== MATERIAL ==
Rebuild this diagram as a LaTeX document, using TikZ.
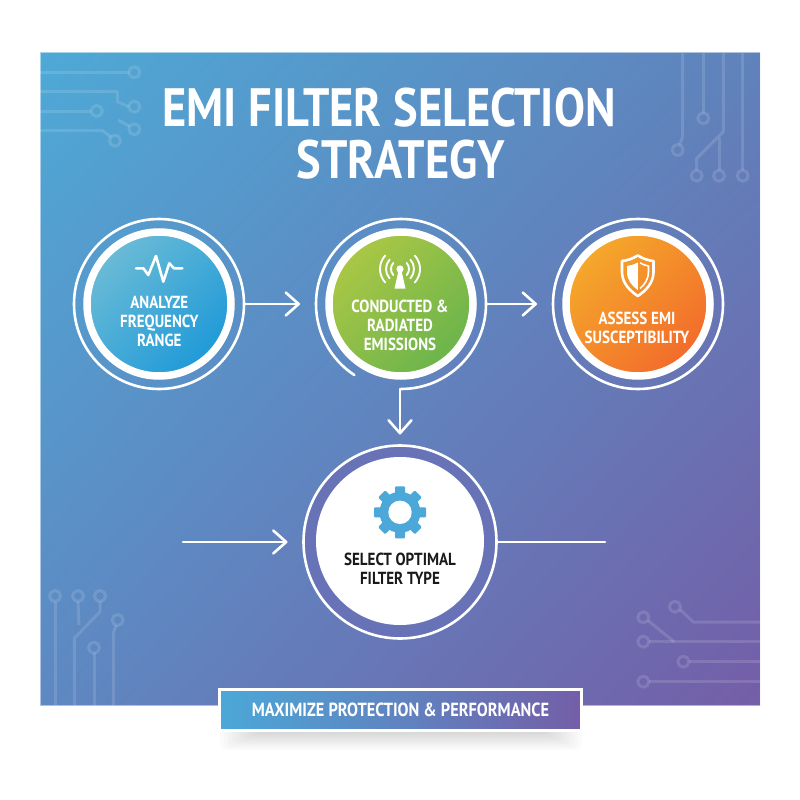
\documentclass[tikz,border=0pt]{standalone}
\usepackage{fontspec}
\setmainfont{PT Sans}[FakeStretch=0.86]
\usepackage{tikz}
\usetikzlibrary{arrows.meta, positioning, calc, shadings}
\definecolor{panelTL}{RGB}{78, 169, 214}
\definecolor{panelTR}{RGB}{96, 130, 187}
\definecolor{panelBL}{RGB}{94, 136, 193}
\definecolor{panelBR}{RGB}{116, 94, 168}
\definecolor{bandblue}{RGB}{103, 115, 182}
\definecolor{gearblue}{RGB}{75, 168, 216}
\definecolor{skylight}{RGB}{107, 187, 214}
\definecolor{skydeep}{RGB}{31, 154, 216}
\definecolor{greenlight}{RGB}{171, 199, 69}
\definecolor{greendeep}{RGB}{107, 180, 76}
\definecolor{orangelight}{RGB}{245, 169, 43}
\definecolor{orangedeep}{RGB}{242, 107, 43}
\tikzset{
  ringnode/.style={circle, inner sep=0pt, outer sep=0pt, minimum size=170pt, draw=white, line width=2.6pt},
  disknode/.style={circle, inner sep=0pt, outer sep=0pt, minimum size=144pt, draw=white, line width=7.5pt},
  steplabel/.style={align=center, text=white, font=\bfseries\fontsize{17.5}{19}\selectfont},
  flowline/.style={draw=white, line width=2.6pt, line cap=round},
  flowarrow/.style={flowline, -{Straight Barb[length=13pt, width=23pt, round]}},
  trace/.style={draw=white, draw opacity=0.13, line width=3pt, line join=round},
}

\begin{document}
\begin{tikzpicture}[x=1pt, y=-1pt]
  \useasboundingbox (0,0) rectangle (800,800);
  \fill[white] (0,0) rectangle (800,800);

  % Panel
  \shade[upper left=panelTL, upper right=panelTR, lower left=panelBL, lower right=panelBR]
    (40,53) rectangle (760,705);
  \draw[white, opacity=0.5, line width=1pt] (40,53) rectangle (760,705);

  % Traces, top left
  \draw[trace] (40,72.3) -- (128.8,72.3);
  \draw[trace] (134.3,72.3) circle[radius=5.5pt];
  \draw[trace] (40,91.7) -- (117.3,91.7) -- (117.3,101.7) -- (128.8,106.7);
  \draw[trace] (134.3,106.7) circle[radius=5.5pt];
  \draw[trace] (40,111) -- (91.2,111);
  \draw[trace] (96.7,111) circle[radius=5.5pt];
  \draw[trace] (40,130.7) -- (102.7,130.7) -- (111,137);
  \draw[trace] (115,140.7) circle[radius=5.5pt];
  \draw[trace] (118.3,120) -- (129.5,126.5);
  \draw[trace] (134.3,129.3) circle[radius=5.5pt];

  % Traces, top right
  \draw[trace] (682.7,53) -- (682.7,136.7) -- (679.5,144.7);
  \draw[trace] (677.7,150) circle[radius=5.5pt];
  \draw[trace] (703.3,53) -- (703.3,112.8);
  \draw[trace] (703.3,118.3) circle[radius=5.5pt];
  \draw[trace] (723.3,53) -- (723.3,131.7) -- (696.7,158.3) -- (696.7,170.2);
  \draw[trace] (696.7,175.7) circle[radius=5.5pt];
  \draw[trace] (719,138) -- (719,170.2);
  \draw[trace] (719,175.7) circle[radius=5.5pt];
  \draw[trace] (742.7,53) -- (742.7,170.2);
  \draw[trace] (742.7,175.7) circle[radius=5.5pt];

  % Traces, bottom left
  \draw[trace] (55,596) circle[radius=5.5pt];
  \draw[trace] (55,601.5) -- (55,705);
  \draw[trace] (78,596) circle[radius=5.5pt];
  \draw[trace] (78,601.5) -- (79,625);
  \draw[trace] (100,596) circle[radius=5.5pt];
  \draw[trace] (100,601.5) -- (100,611.7) -- (74.3,638.3) -- (74.3,705);
  \draw[trace] (117.7,620) circle[radius=5.5pt];
  \draw[trace] (116,625.3) -- (113.3,633.3) -- (113.3,705);
  \draw[trace] (94,647.7) circle[radius=5.5pt];
  \draw[trace] (94,653.2) -- (94,705);

  % Traces, bottom right
  \draw[trace] (675,606.7) circle[radius=5.5pt];
  \draw[trace] (680,609.5) -- (693.3,622) -- (760,622);
  \draw[trace] (643.3,617.3) circle[radius=5.5pt];
  \draw[trace] (648,620.5) -- (674,641.7);
  \draw[trace] (643.3,641.7) circle[radius=5.5pt];
  \draw[trace] (648.8,641.7) -- (760,641.7);
  \draw[trace] (683.3,661.7) circle[radius=5.5pt];
  \draw[trace] (688.8,661.7) -- (760,661.7);
  \draw[trace] (643.3,681.7) circle[radius=5.5pt];
  \draw[trace] (648.8,681.7) -- (760,681.7);

  % Title
  \node[text=white, font=\bfseries\fontsize{54}{54}\selectfont, anchor=base] (titleone) at (389,126) {EMI FILTER SELECTION};
  \node[text=white, font=\bfseries\fontsize{54}{54}\selectfont, anchor=base] (titletwo) at (401,178) {STRATEGY};

  % Rings
  \node[ringnode] (analyzering) at (159,304) {};
  \node[ringnode, draw=none] (conductedring) at (401,304) {};
  \node[ringnode] (assessring) at (638,304) {};
  \node[ringnode, minimum size=193pt, fill=bandblue] (selectring) at (400,542) {};
  \draw[flowline] (conductedring.south) arc[start angle=-90, end angle=236.7, radius=85pt];

  % Disks
  \node[disknode, top color=skylight, bottom color=skydeep, shading angle=45] (analyze) at (analyzering) {};
  \node[disknode, top color=greenlight, bottom color=greendeep, shading angle=45] (conducted) at (conductedring) {};
  \node[disknode, top color=orangelight, bottom color=orangedeep, shading angle=45] (assess) at (assessring) {};
  \node[circle, inner sep=0pt, outer sep=0pt, minimum size=168pt, fill=white] (select) at (400,541) {};

  % Labels inside
  \node[steplabel] (analyzetext) at (159.3,321) {ANALYZE\\FREQUENCY\\RANGE};
  \node[steplabel] (conductedtext) at (400,325.5) {CONDUCTED \&\\RADIATED\\EMISSIONS};
  \node[steplabel] (assesstext) at (637,328) {ASSESS EMI\\SUSCEPTIBILITY};
  \node[steplabel, text=black!90] (selecttext) at (400,569) {SELECT OPTIMAL\\FILTER TYPE};

  % Pulse icon
  \draw[flowline, line join=round] (136,268.3) -- (143.3,268.3) -- (148.3,275) -- (156,256) -- (163.3,281.7) -- (169.3,263.3) -- (174,268.3) -- (182.3,268.3);

  % Antenna icon
  \coordinate (tower) at (400,269);
  \fill[white] (tower) circle[radius=3.6pt];
  \fill[white] (398.2,272) -- (394.5,288.5) -- (405.5,288.5) -- (401.8,272) -- cycle;
  \foreach \r in {9,14,20}{
    \draw[flowline, line width=1.9pt] (tower) ++(42:\r pt) arc[start angle=42, end angle=-42, radius=\r pt];
    \draw[flowline, line width=1.9pt] (tower) ++(138:\r pt) arc[start angle=138, end angle=222, radius=\r pt];
  }

  % Shield icon
  \draw[flowline, line join=round] (637.8,255.5) .. controls (632,259) and (627,260.5) .. (622,261) -- (622,272) .. controls (622,283) and (630,291) .. (637.8,296) .. controls (645.5,291) and (653.5,283) .. (653.5,272) -- (653.5,261) .. controls (648.5,260.5) and (643.5,259) .. cycle;
  \fill[white] (637.8,262.5) .. controls (634,264.5) and (630.5,265.5) .. (627,266) -- (627,272) .. controls (627,280) and (632,286) .. (637.8,290) -- cycle;
  \draw[white, line width=1.6pt, line join=round] (640,262.8) .. controls (642.5,264.5) and (645.5,265.5) .. (648.5,266) -- (648.5,272) .. controls (648.5,279) and (644.5,285) .. (640,288.5);

  % Gear icon
  \foreach \a in {0,45,90,135}{
    \fill[gearblue, rotate around={\a:(400,512.3)}, rounded corners=1pt] (395,486.3) rectangle (405,538.3);
  }
  \fill[gearblue] (400,512.3) circle[radius=20.5pt];
  \fill[white] (400,512.3) circle[radius=11.7pt];

  % Connectors
  \coordinate (inflow) at (183,542);
  \coordinate (outflow) at (605,542);
  \draw[flowarrow, shorten >=16pt] (analyzering.east) -- (conductedring.west);
  \draw[flowarrow, shorten >=16pt] (conductedring.east) -- (assessring.west);
  \draw[flowarrow, shorten >=11pt] (conductedring.south -| selectring.north) -- (selectring.north);
  \draw[flowarrow, shorten >=16pt] (inflow) -- (selectring.west);
  \draw[flowline] (selectring.east) -- (outflow);

  % Banner
  \foreach \k in {0,...,11}{
    \fill[black, opacity=0.017, rounded corners=6pt] (220+4*\k,722) rectangle (582-4*\k,750-1.9*\k);
  }
  \node[draw=white, line width=3pt, outer sep=0pt, inner sep=0pt, minimum width=362pt, minimum height=41pt, left color=gearblue, right color=panelBR, text=white, font=\bfseries\fontsize{19}{19}\selectfont] (banner) at (400.5,709.7) {MAXIMIZE PROTECTION \& PERFORMANCE};
\end{tikzpicture}
\end{document}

== WORK TO COMPLETE ==
Pictures are excluded: retype only the lines from the beginning of the listing above through the line with "width=1pt] (40,53) rectangle (760,705);", both included.

== SOLUTION TO THIS EXERCISE ==
Rebuild this diagram as a LaTeX document, using TikZ.
\documentclass[tikz,border=0pt]{standalone}
\usepackage{fontspec}
\setmainfont{PT Sans}[FakeStretch=0.86]
\usepackage{tikz}
\usetikzlibrary{arrows.meta, positioning, calc, shadings}
\definecolor{panelTL}{RGB}{78, 169, 214}
\definecolor{panelTR}{RGB}{96, 130, 187}
\definecolor{panelBL}{RGB}{94, 136, 193}
\definecolor{panelBR}{RGB}{116, 94, 168}
\definecolor{bandblue}{RGB}{103, 115, 182}
\definecolor{gearblue}{RGB}{75, 168, 216}
\definecolor{skylight}{RGB}{107, 187, 214}
\definecolor{skydeep}{RGB}{31, 154, 216}
\definecolor{greenlight}{RGB}{171, 199, 69}
\definecolor{greendeep}{RGB}{107, 180, 76}
\definecolor{orangelight}{RGB}{245, 169, 43}
\definecolor{orangedeep}{RGB}{242, 107, 43}
\tikzset{
  ringnode/.style={circle, inner sep=0pt, outer sep=0pt, minimum size=170pt, draw=white, line width=2.6pt},
  disknode/.style={circle, inner sep=0pt, outer sep=0pt, minimum size=144pt, draw=white, line width=7.5pt},
  steplabel/.style={align=center, text=white, font=\bfseries\fontsize{17.5}{19}\selectfont},
  flowline/.style={draw=white, line width=2.6pt, line cap=round},
  flowarrow/.style={flowline, -{Straight Barb[length=13pt, width=23pt, round]}},
  trace/.style={draw=white, draw opacity=0.13, line width=3pt, line join=round},
}

\begin{document}
\begin{tikzpicture}[x=1pt, y=-1pt]
  \useasboundingbox (0,0) rectangle (800,800);
  \fill[white] (0,0) rectangle (800,800);

  % Panel
  \shade[upper left=panelTL, upper right=panelTR, lower left=panelBL, lower right=panelBR]
    (40,53) rectangle (760,705);
  \draw[white, opacity=0.5, line width=1pt] (40,53) rectangle (760,705);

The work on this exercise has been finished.